- [What is needed]: Begin with the first line and repeat exactly through the line containing "return IMG_H - yimg"; leave every image out.
══ Source excerpt ══
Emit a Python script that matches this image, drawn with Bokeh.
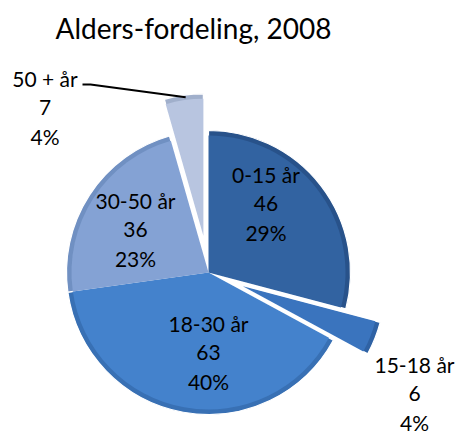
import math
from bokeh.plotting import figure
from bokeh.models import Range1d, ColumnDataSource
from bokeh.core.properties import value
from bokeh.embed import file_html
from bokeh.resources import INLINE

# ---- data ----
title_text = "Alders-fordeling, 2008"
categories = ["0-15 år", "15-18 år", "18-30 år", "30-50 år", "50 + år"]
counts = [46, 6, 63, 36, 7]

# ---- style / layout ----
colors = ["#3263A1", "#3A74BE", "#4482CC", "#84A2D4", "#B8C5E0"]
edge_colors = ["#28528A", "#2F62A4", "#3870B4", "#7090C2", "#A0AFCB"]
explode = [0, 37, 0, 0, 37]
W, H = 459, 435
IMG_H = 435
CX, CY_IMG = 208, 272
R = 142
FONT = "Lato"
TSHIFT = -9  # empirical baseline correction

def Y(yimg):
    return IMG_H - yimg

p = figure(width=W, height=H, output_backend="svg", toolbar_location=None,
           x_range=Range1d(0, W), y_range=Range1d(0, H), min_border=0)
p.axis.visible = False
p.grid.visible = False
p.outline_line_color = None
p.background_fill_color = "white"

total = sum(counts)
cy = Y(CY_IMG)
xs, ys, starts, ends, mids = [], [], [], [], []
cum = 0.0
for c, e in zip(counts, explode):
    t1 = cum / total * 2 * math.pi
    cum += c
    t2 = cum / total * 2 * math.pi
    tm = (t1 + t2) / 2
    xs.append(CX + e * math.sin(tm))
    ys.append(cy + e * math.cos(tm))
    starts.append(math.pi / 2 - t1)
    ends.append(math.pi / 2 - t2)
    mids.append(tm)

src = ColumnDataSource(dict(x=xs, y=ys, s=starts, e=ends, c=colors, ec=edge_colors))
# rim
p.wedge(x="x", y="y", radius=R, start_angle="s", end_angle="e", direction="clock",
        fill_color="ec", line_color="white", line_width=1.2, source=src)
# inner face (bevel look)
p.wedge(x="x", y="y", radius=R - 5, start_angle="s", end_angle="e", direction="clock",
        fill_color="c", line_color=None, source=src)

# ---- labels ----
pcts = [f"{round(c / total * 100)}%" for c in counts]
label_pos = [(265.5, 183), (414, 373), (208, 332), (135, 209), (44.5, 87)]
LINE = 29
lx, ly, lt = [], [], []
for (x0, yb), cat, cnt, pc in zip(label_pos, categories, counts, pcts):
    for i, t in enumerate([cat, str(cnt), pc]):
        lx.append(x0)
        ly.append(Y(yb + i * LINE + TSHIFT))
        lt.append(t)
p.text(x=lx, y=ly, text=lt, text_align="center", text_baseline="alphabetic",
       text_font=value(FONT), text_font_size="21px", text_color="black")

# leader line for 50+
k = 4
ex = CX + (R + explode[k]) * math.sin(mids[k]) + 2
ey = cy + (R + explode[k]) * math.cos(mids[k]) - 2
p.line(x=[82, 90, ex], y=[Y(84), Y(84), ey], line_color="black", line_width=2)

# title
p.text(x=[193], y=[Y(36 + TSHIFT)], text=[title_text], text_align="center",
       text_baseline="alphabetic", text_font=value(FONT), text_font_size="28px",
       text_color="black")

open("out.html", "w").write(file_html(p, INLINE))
═══
- [Result]:
Emit a Python script that matches this image, drawn with Bokeh.
import math
from bokeh.plotting import figure
from bokeh.models import Range1d, ColumnDataSource
from bokeh.core.properties import value
from bokeh.embed import file_html
from bokeh.resources import INLINE

# ---- data ----
title_text = "Alders-fordeling, 2008"
categories = ["0-15 år", "15-18 år", "18-30 år", "30-50 år", "50 + år"]
counts = [46, 6, 63, 36, 7]

# ---- style / layout ----
colors = ["#3263A1", "#3A74BE", "#4482CC", "#84A2D4", "#B8C5E0"]
edge_colors = ["#28528A", "#2F62A4", "#3870B4", "#7090C2", "#A0AFCB"]
explode = [0, 37, 0, 0, 37]
W, H = 459, 435
IMG_H = 435
CX, CY_IMG = 208, 272
R = 142
FONT = "Lato"
TSHIFT = -9  # empirical baseline correction

def Y(yimg):
    return IMG_H - yimg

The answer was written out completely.